La mise en place de procurations ou mandats posthumes peut faciliter considérablement la gestion des biens après le décès, particulièrement lorsque ces biens sont situés dans des pays différents de celui où résident les héritiers. Ces mandats permettent à une personne de confiance d’agir rapidement pour préserver les intérêts de la succession, sans attendre la finalisation des formalités successorales qui peuvent être longues dans un contexte international.
- Réaliser un audit patrimonial international
- Rédiger un testament adapté avec choix de loi explicite
- Organiser la conservation et l’accessibilité des documents
- Mettre en place des mandats pour la gestion post-mortem
- Consulter des spécialistes dans chaque juridiction concernée
Le recours à des professionnels spécialisés dans chaque pays concerné s’avère souvent incontournable. Un notaire français ne maîtrisera pas nécessairement les subtilités du droit successoral américain ou japonais. La constitution d’une équipe pluridisciplinaire et internationale de conseillers (notaires, avocats, fiscalistes) permettra d’élaborer une stratégie cohérente tenant compte des spécificités de chaque système juridique impliqué.
Enfin, l’information préalable des héritiers potentiels quant à l’existence de biens à l’étranger et aux démarches à entreprendre en cas de décès peut grandement faciliter le règlement ultérieur de la succession. Cette transmission d’informations peut s’effectuer de manière progressive et adaptée, sans nécessairement révéler l’intégralité du patrimoine si le disposant souhaite conserver une certaine discrétion.

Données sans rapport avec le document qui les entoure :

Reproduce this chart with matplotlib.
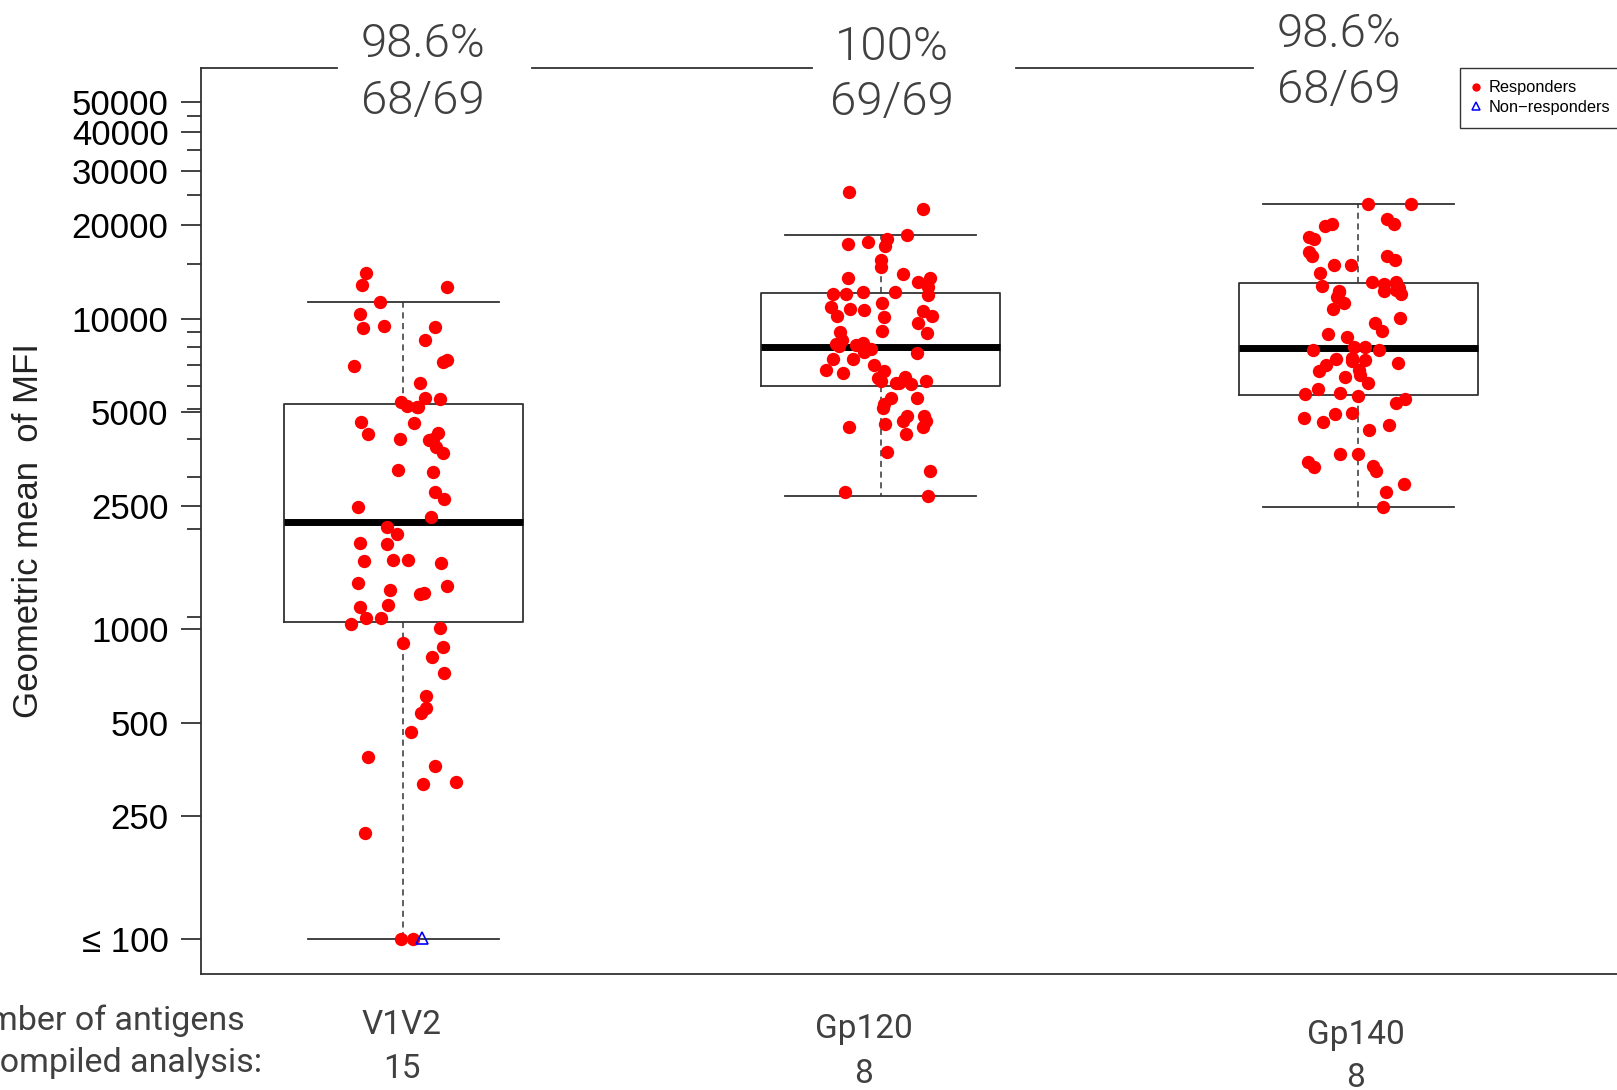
import numpy as np
import matplotlib
matplotlib.use("Agg")
import matplotlib.pyplot as plt
from matplotlib.lines import Line2D

groups = ["V1V2", "Gp120", "Gp140"]
n_antigens = ["15", "8", "8"]
pct = ["98.6%", "100%", "98.6%"]
counts = ["68/69", "69/69", "68/69"]

# box stats (lower whisker, q1, median, q3, upper whisker)
whislo = [100, 2680, 2470]
q1 = [1055, 6080, 5680]
med = [2216, 8130, 8070]
q3 = [5300, 12110, 13070]
whishi = [11300, 18580, 23380]

# responders: horizontal jitter and geometric mean MFI
v1v2_jit = [-0.078, -0.086, 0.091, -0.048, -0.090, -0.084, -0.040, 0.066, 0.046, -0.102,
            0.083, 0.091, 0.036, -0.004, 0.008, 0.028, 0.046, 0.078, -0.088, -0.074,
            0.022, -0.006, 0.072, 0.062, 0.068, 0.083, -0.010, 0.062, 0.066, 0.086,
            -0.094, 0.059, -0.034, -0.012, -0.091, -0.034, -0.083, -0.022, 0.010, 0.079,
            -0.094, -0.028, 0.036, 0.043, 0.091, -0.091, -0.032, -0.110, -0.078, -0.046,
            0.078, 0.000, 0.084, 0.060, 0.086, 0.048, 0.048, 0.038, 0.016, -0.074,
            0.066, 0.042, 0.110, -0.080, -0.004, 0.020, 0.054, 0.032]
v1v2_val = [14070, 12840, 12620, 11340, 10350, 9310, 9500, 9425, 8540, 7040,
            7270, 7360, 6190, 5400, 5230, 5180, 5540, 5500, 4660, 4250,
            4625, 4095, 4270, 4095, 3870, 3700, 3255, 3200, 2770, 2625,
            2480, 2300, 2140, 2025, 1900, 1880, 1660, 1670, 1670, 1630,
            1410, 1340, 1300, 1310, 1380, 1180, 1195, 1040, 1083, 1083,
            1006, 900, 878, 815, 720, 609, 555, 535, 465, 388,
            363, 317, 322, 220, 100, 100, 4065, 5210]

gp120_jit = [-0.066, 0.089, 0.056, -0.068, -0.027, 0.013, 0.009, 0.000, 0.000, -0.068,
             0.047, 0.078, 0.103, 0.100, 0.099, -0.100, -0.073, -0.037, 0.030, -0.105,
             -0.064, -0.035, -0.091, 0.002, 0.007, 0.002, 0.089, 0.108, 0.078, 0.098,
             -0.086, -0.082, -0.087, -0.052, -0.038, -0.021, -0.035, 0.077, -0.100, -0.059,
             -0.115, -0.078, -0.014, 0.007, -0.006, 0.031, 0.050, 0.063, 0.094, 0.022,
             0.007, 0.005, 0.075, 0.056, 0.047, 0.091, 0.089, 0.054, 0.009, -0.066,
             0.014, 0.103, -0.075, 0.100, -0.094, -0.028, 0.000, 0.038, 0.094]
gp120_val = [25650, 22500, 18610, 17400, 17710, 18020, 17190, 15460, 14640, 13560,
             13900, 13160, 13560, 12620, 11920, 11980, 11980, 12220, 12220, 10910,
             10730, 10700, 10190, 11240, 10090, 9140, 10570, 10210, 9700, 9000,
             9070, 8570, 8150, 8210, 8360, 8010, 7820, 7780, 7400, 7400,
             6860, 6690, 7080, 6790, 6460, 6210, 6490, 6150, 6300, 5540,
             5310, 5140, 5540, 4860, 4690, 4860, 4490, 4250, 4580, 4470,
             3710, 3240, 2770, 2690, 8310, 8000, 6320, 6190, 4690]

gp140_jit = [0.020, 0.110, 0.061, 0.075, -0.070, -0.054, -0.102, -0.092, -0.104, -0.097,
             -0.050, -0.015, 0.061, 0.077, -0.080, -0.075, 0.029, 0.054, 0.079, 0.054,
             0.086, 0.089, -0.041, -0.045, -0.029, -0.052, 0.087, 0.036, 0.050, -0.064,
             -0.024, -0.094, -0.008, 0.014, 0.044, -0.047, -0.068, -0.083, -0.012, 0.015,
             0.002, 0.003, -0.028, 0.020, 0.084, -0.085, -0.112, -0.038, 0.000, 0.079,
             0.098, -0.113, -0.073, -0.048, -0.014, 0.023, 0.064, -0.106, -0.093, -0.038,
             0.000, 0.030, 0.038, 0.096, 0.059, 0.052, -0.040, 0.079, -0.012]
gp140_val = [23420, 23420, 20950, 20190, 19940, 20190, 18380, 18020, 16440, 15920,
             14890, 14890, 15920, 15460, 14000, 12750, 13100, 12940, 13160, 12310,
             12530, 12010, 12310, 11780, 11210, 10720, 10080, 9710, 9150, 8930,
             8710, 7930, 8090, 8090, 7930, 7420, 7095, 6800, 7310, 7360,
             6840, 6590, 6475, 6190, 7180, 5925, 5720, 5750, 5650, 5365,
             5500, 4800, 4660, 4920, 4980, 4380, 4545, 3445, 3320, 3660,
             3660, 3350, 3230, 2930, 2770, 2480, 12220, 12370, 7450]

# non-responder (V1V2)
nonresp_jit = [0.040]
nonresp_val = [101]

ytick_vals = [100, 250, 500, 1000, 2500, 5000, 10000, 20000, 30000, 40000, 50000]
ytick_labels = ["\u2264 100", "250", "500", "1000", "2500", "5000", "10000",
                "20000", "30000", "40000", "50000"]
yminor_vals = [1096, 2100, 3083, 4097, 5107, 6080, 7090, 8080, 9080,
               15000, 25000, 35000, 45000]

W, H = 1617, 1090
fig = plt.figure(figsize=(W / 100, H / 100), dpi=100)
ax = fig.add_axes([201 / W, 1 - 974 / H, 1 - 201 / W, (974 - 68) / H])

pos = np.arange(1, len(groups) + 1)
stats = []
for i in range(len(groups)):
    stats.append(dict(med=med[i], q1=q1[i], q3=q3[i], whislo=whislo[i], whishi=whishi[i], fliers=[]))

edge = "#333333"
ax.bxp(stats, positions=pos, widths=0.5, capwidths=0.4, showfliers=False,
       boxprops=dict(color=edge, linewidth=1.3),
       medianprops=dict(color="black", linewidth=5, solid_capstyle="butt"),
       whiskerprops=dict(color=edge, linewidth=1.1, linestyle=(0, (4, 3))),
       capprops=dict(color=edge, linewidth=1.3))

for p, jit, val in zip(pos, [v1v2_jit, gp120_jit, gp140_jit], [v1v2_val, gp120_val, gp140_val]):
    ax.plot(p + np.array(jit), val, "o", color="red", ms=9.6, mew=0, zorder=4)
ax.plot(pos[0] + np.array(nonresp_jit), nonresp_val, "^", mfc="none", mec="blue", ms=9, mew=1.2, zorder=5)

ax.set_yscale("log")
ax.set_ylim(77.4, 64230)
ax.set_xlim(1 - (403.2 - 201) / 477.5, 3 + (1617 - 1358.2) / 477.5)
ax.set_yticks(ytick_vals)
ax.set_yticklabels(ytick_labels, fontsize=25, family=["Liberation Sans", "DejaVu Sans"])
ax.set_yticks(yminor_vals, minor=True)
ax.yaxis.set_minor_formatter(matplotlib.ticker.NullFormatter())
ax.tick_params(axis="y", which="major", length=14.4, width=1.3, color=edge, pad=9)
ax.tick_params(axis="y", which="minor", length=10, width=1.3, color=edge)
ax.set_xticks([])
for s in ["top", "right"]:
    ax.spines[s].set_visible(False)
for s in ["left", "bottom"]:
    ax.spines[s].set_color(edge)
    ax.spines[s].set_linewidth(1.3)

# broken top frame line
for x0, x1 in [(201, 337), (532, 812), (1016, 1253)]:
    fig.add_artist(Line2D([x0 / W, x1 / W], [1 - 68 / H, 1 - 68 / H], color=edge, lw=1.3))

fig.text(29 / W, 1 - 531 / H, "Geometric mean  of MFI", rotation=90, ha="center", va="center",
         fontsize=25, family="Liberation Sans", color="#222222")

gray = "#404040"
top_x = [423, 892, 1339]
pct_base = [56.7, 60, 47]
cnt_base = [114, 115, 103]
for i in range(len(groups)):
    fig.text(top_x[i] / W, 1 - pct_base[i] / H, pct[i], ha="center", va="baseline",
             fontsize=34, family="Roboto", weight=300, color=gray)
    fig.text(top_x[i] / W, 1 - cnt_base[i] / H, counts[i], ha="center", va="baseline",
             fontsize=34, family="Roboto", weight=300, color=gray)

lab_x = [402, 864, 1356]
grp_base = [1034, 1038, 1044]
n_base = [1078, 1083, 1087]
for i in range(len(groups)):
    fig.text(lab_x[i] / W, 1 - grp_base[i] / H, groups[i], ha="center", va="baseline",
             fontsize=24, family="Roboto", color=gray)
    fig.text(lab_x[i] / W, 1 - n_base[i] / H, n_antigens[i], ha="center", va="baseline",
             fontsize=24, family="Roboto", color=gray)
fig.text(245 / W, 1 - 1030 / H, "Number of antigens", ha="right", va="baseline",
         fontsize=24.5, family="Roboto", color=gray)
fig.text(262 / W, 1 - 1072 / H, "compiled analysis:", ha="right", va="baseline",
         fontsize=24.5, family="Roboto", color=gray)

handles = [Line2D([], [], marker="o", ls="none", color="red", ms=6, mew=0),
           Line2D([], [], marker="^", ls="none", mfc="none", mec="blue", ms=6, mew=1.1)]
leg = fig.legend(handles, ["Responders", "Non\u2212responders"], loc="upper left",
                 bbox_to_anchor=(1460 / W, 1 - 68 / H), bbox_transform=fig.transFigure,
                 borderaxespad=0, fancybox=False, framealpha=1, edgecolor=edge,
                 handlelength=0.5, handletextpad=0.5, borderpad=0.75, labelspacing=0.3,
                 prop={"family": "Liberation Sans", "size": 11.8})
leg.get_frame().set_linewidth(1.0)

fig.savefig("out.png", dpi=100)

En définitive, la gestion des successions internationales nécessite une approche proactive, méthodique et pluridisciplinaire. Les enjeux juridiques et fiscaux sont tels que l’improvisation n’a pas sa place. Plus la situation patrimoniale présente d’éléments d’extranéité, plus l’anticipation successorale devient un exercice complexe mais indispensable pour assurer une transmission sereine et conforme aux souhaits du disposant.